Norman went to Pamplona to run with the bulls and he ended up jumping over them. Predictably, he recently downplayed the inherently risky behavior during a visit with Rich Eisen.

“You can just go outside your front door and get in the car and something happens to you, an accident happens,” Norman said, via the Washington Post. “You were safe. You can even go out there and be in practice, and be on the football field and tear an ACL. You were safe. I can go out there and run with the bulls and I do something exciting, and something that brings out the best in me in my life, in my world, and I win at that, I become victorious at that, and it’s an issue. I don’t understand it. Because it’s something I feel like I’m doing, that’s bringing peace and bringing joy to me, and I’m excited. [Did I] weigh the risks? Of course. I never would’ve done it if I didn’t.”

That’s a flawed assessment, obviously. Yes, freak accidents happen during the course of a low-risk lifestyle. But if Norman would have taken a bullhorn to the ballsack, that wouldn’t have been a freak accident; it would have been a reasonably foreseeable product of a very specific risk he willingly assumed by putting his manhood in the direct vicinity of the business end of a creature with sharp objects growing out of its skull.

And there’s nothing wrong with being a risk taker.
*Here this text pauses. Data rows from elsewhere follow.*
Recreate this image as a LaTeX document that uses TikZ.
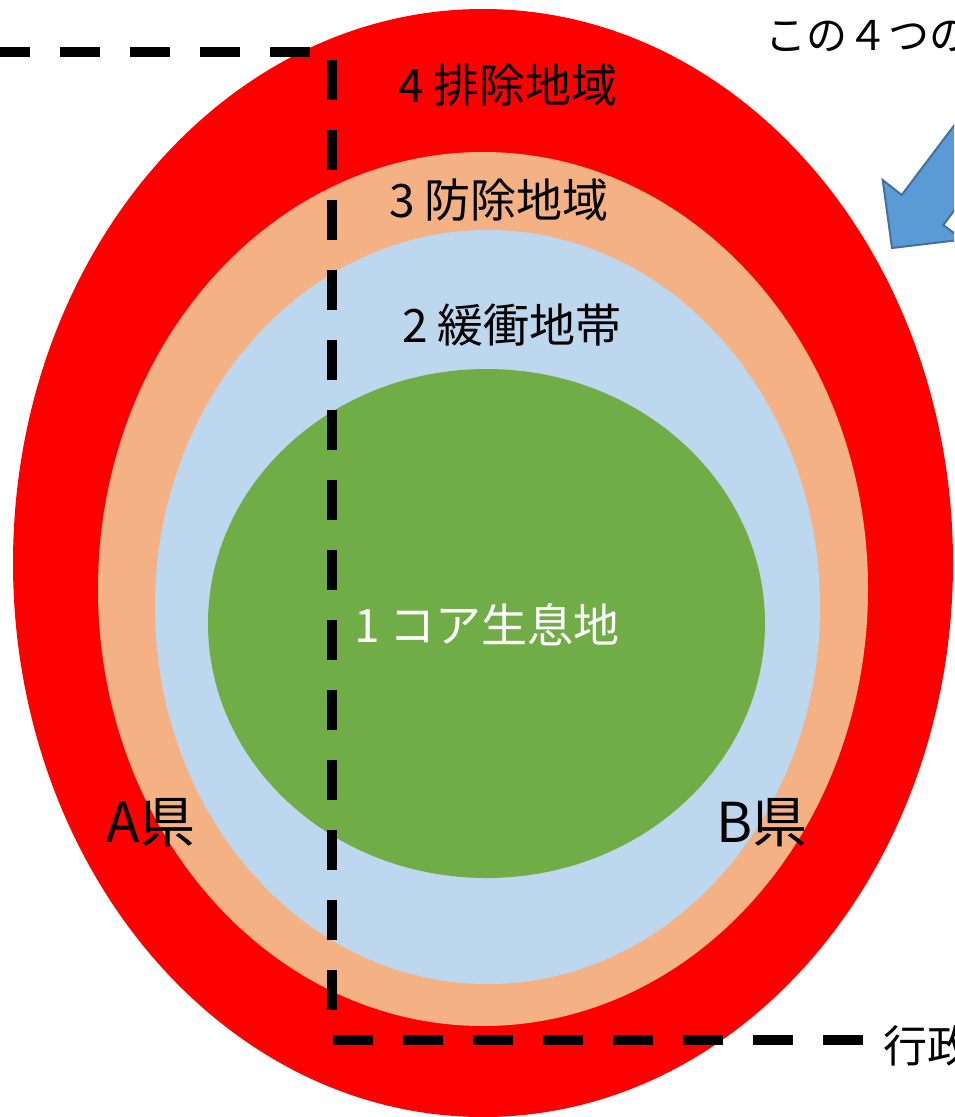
\documentclass[tikz,border=0pt]{standalone}
\usepackage{fontspec}
\newfontfamily\jp{Noto Sans CJK JP}
\definecolor{zred}{HTML}{FF0000}
\definecolor{zpeach}{HTML}{F4B183}
\definecolor{zblue}{HTML}{BDD7EE}
\definecolor{zgreen}{HTML}{70AD47}
\definecolor{arrfill}{HTML}{5B9BD5}
\definecolor{arrline}{HTML}{41719C}
\tikzset{
  zonelabel/.style={inner sep=0pt, font=\jp\fontsize{46}{50}\selectfont, text=black},
  preflabel/.style={inner sep=0pt, font=\jp\fontsize{55}{60}\selectfont, text=black},
  notelabel/.style={inner sep=0pt, anchor=west, font=\jp\fontsize{41}{46}\selectfont, text=black},
  boundary/.style={line width=10pt, dash pattern=on 40pt off 30pt},
  blockarrow/.style={fill=arrfill, draw=arrline, line width=2pt, line join=miter}
}
\begin{document}
\begin{tikzpicture}[x=1pt,y=-1pt]
\useasboundingbox (0,0) rectangle (954,1117);
\clip (0,0) rectangle (954,1117);
\fill[white] (0,0) rectangle (954,1117);
% zones
\fill[zred] (483,563) ellipse [x radius=470, y radius=554];
\fill[zpeach] (483,589) ellipse [x radius=385, y radius=437];
\fill[zblue] (487.5,607) ellipse [x radius=332.5, y radius=377];
\fill[zgreen] (486.5,623.5) ellipse [x radius=278.5, y radius=254.5];
% administrative boundary
\coordinate (b1) at (-10,52);
\coordinate (b2) at (310,52);
\coordinate (v1) at (332,60);
\coordinate (v2) at (332,1010);
\coordinate (h1) at (333,1040);
\coordinate (h2) at (863,1040);
\draw[boundary] (b2) -- (b1);
\draw[boundary] (v1) -- (v2);
\draw[boundary] (h1) -- (h2);
% arrow
\filldraw[blockarrow] (892,248) -- (882.7,180) -- (901.7,195) -- (998,67.3)
  -- (1039.6,97.3) -- (943.3,225) -- (962.6,239.6) -- cycle;
% labels
\node[zonelabel] (z4) at (508,85) {4 排除地域};
\node[zonelabel] (z3) at (499,200) {3 防除地域};
\node[zonelabel] (z2) at (512,325) {2 緩衝地帯};
\node[zonelabel, text=white] (z1) at (487,625) {1 コア生息地};
\node[preflabel] (pa) at (151,823) {A県};
\node[preflabel] (pb) at (762,823) {B県};
\node[notelabel] (note) at (765,36) {この４つの};
\node[notelabel, font=\jp\fontsize{44}{48}\selectfont] (gyosei) at (883,1046) {行政};
\end{tikzpicture}
\end{document}
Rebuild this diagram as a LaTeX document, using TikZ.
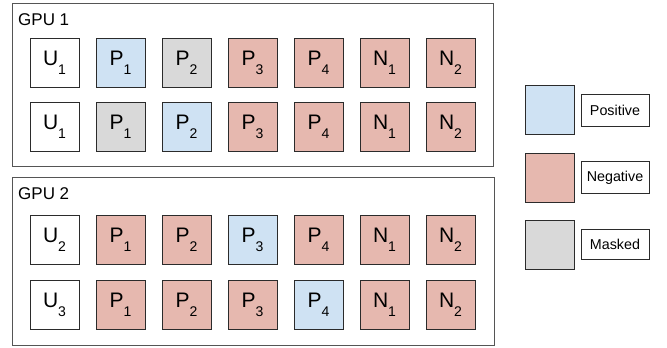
\documentclass[tikz,border=0pt]{standalone}
\usepackage{fontspec}
\setmainfont{Liberation Sans}
\definecolor{pos}{HTML}{CFE2F3}
\definecolor{neg}{HTML}{E6B8AF}
\definecolor{msk}{HTML}{D9D9D9}
\definecolor{edgec}{HTML}{2B2B2B}
\definecolor{gpuedge}{HTML}{555555}
\newcommand{\lbl}[2]{#1\raisebox{-0.42em}{\fontsize{14}{14}\selectfont #2}}
\tikzset{
  cell/.style={draw=edgec, line width=0.8pt, minimum size=49pt, inner sep=0pt, font=\fontsize{21}{21}\selectfont},
  posc/.style={cell, fill=pos},
  negc/.style={cell, fill=neg},
  mskc/.style={cell, fill=msk},
  usr/.style={cell, fill=white},
  gpubox/.style={draw=gpuedge, line width=0.8pt, inner sep=0pt},
  gpulabel/.style={anchor=west, inner sep=0pt, font=\fontsize{17}{17}\selectfont},
  legtext/.style={draw=edgec, line width=0.8pt, minimum width=68pt, minimum height=32pt, inner sep=0pt, font=\fontsize{14.3}{14.3}\selectfont},
}
\begin{document}
\begin{tikzpicture}[x=1pt,y=-1pt]
\useasboundingbox (0,0) rectangle (667,348);
\fill[white] (0,0) rectangle (667,348);
% GPU boxes
\node[gpubox, minimum width=481pt, minimum height=163pt] (gpu1) at (252.5,84.5) {};
\node[gpubox, minimum width=482pt, minimum height=168pt] (gpu2) at (253,261) {};
\node[gpulabel] (g1l) at (18,20) {GPU 1};
\node[gpulabel] (g2l) at (18,194) {GPU 2};
% Row 1
\node[usr]  (r1c1) at (54.5,62.5) {\lbl{U}{1}};
\node[posc] (r1c2) at (120.5,62.5) {\lbl{P}{1}};
\node[mskc] (r1c3) at (186.5,62.5) {\lbl{P}{2}};
\node[negc] (r1c4) at (252.5,62.5) {\lbl{P}{3}};
\node[negc] (r1c5) at (318.5,62.5) {\lbl{P}{4}};
\node[negc] (r1c6) at (384.5,62.5) {\lbl{N}{1}};
\node[negc] (r1c7) at (450.5,62.5) {\lbl{N}{2}};
% Row 2
\node[usr]  (r2c1) at (54.5,127) {\lbl{U}{1}};
\node[mskc] (r2c2) at (120.5,127) {\lbl{P}{1}};
\node[posc] (r2c3) at (186.5,127) {\lbl{P}{2}};
\node[negc] (r2c4) at (252.5,127) {\lbl{P}{3}};
\node[negc] (r2c5) at (318.5,127) {\lbl{P}{4}};
\node[negc] (r2c6) at (384.5,127) {\lbl{N}{1}};
\node[negc] (r2c7) at (450.5,127) {\lbl{N}{2}};
% Row 3
\node[usr]  (r3c1) at (54.5,240) {\lbl{U}{2}};
\node[negc] (r3c2) at (120.5,240) {\lbl{P}{1}};
\node[negc] (r3c3) at (186.5,240) {\lbl{P}{2}};
\node[posc] (r3c4) at (252.5,240) {\lbl{P}{3}};
\node[negc] (r3c5) at (318.5,240) {\lbl{P}{4}};
\node[negc] (r3c6) at (384.5,240) {\lbl{N}{1}};
\node[negc] (r3c7) at (450.5,240) {\lbl{N}{2}};
% Row 4
\node[usr]  (r4c1) at (54.5,304.5) {\lbl{U}{3}};
\node[negc] (r4c2) at (120.5,304.5) {\lbl{P}{1}};
\node[negc] (r4c3) at (186.5,304.5) {\lbl{P}{2}};
\node[negc] (r4c4) at (252.5,304.5) {\lbl{P}{3}};
\node[posc] (r4c5) at (318.5,304.5) {\lbl{P}{4}};
\node[negc] (r4c6) at (384.5,304.5) {\lbl{N}{1}};
\node[negc] (r4c7) at (450.5,304.5) {\lbl{N}{2}};
% Legend
\node[posc] (lpos) at (549.5,110) {};
\node[negc] (lneg) at (549.5,177.5) {};
\node[mskc] (lmsk) at (549.5,245) {};
\node[legtext] (tpos) at (615,110) {Positive};
\node[legtext] (tneg) at (615,177.5) {Negative};
\node[legtext, minimum height=30pt] (tmsk) at (615,244) {Masked};
\end{tikzpicture}
\end{document}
But Norman’s risk included $10.8 million in 2019 salary he could have lost, along with $6 million in unearned signing bonus money he could have owed the team.

Norman said he hasn’t heard anything from the team about his foray into bull-jumping, but the reality is that the team has the absolute right under the Standard Player Contract to seek a court order prohibiting him from engaging in such conduct. The fact that Norman apparently did it spontaneously (and the fact that it happened in Spain) made it difficult for the team to take action that would have kept Norman from doing it.

Next year, if Norman is still a member of the organization as the final year of his five-year contract approaches, he may get a cease-and-desist letter long before he gets on a plane and returns to Pamplona.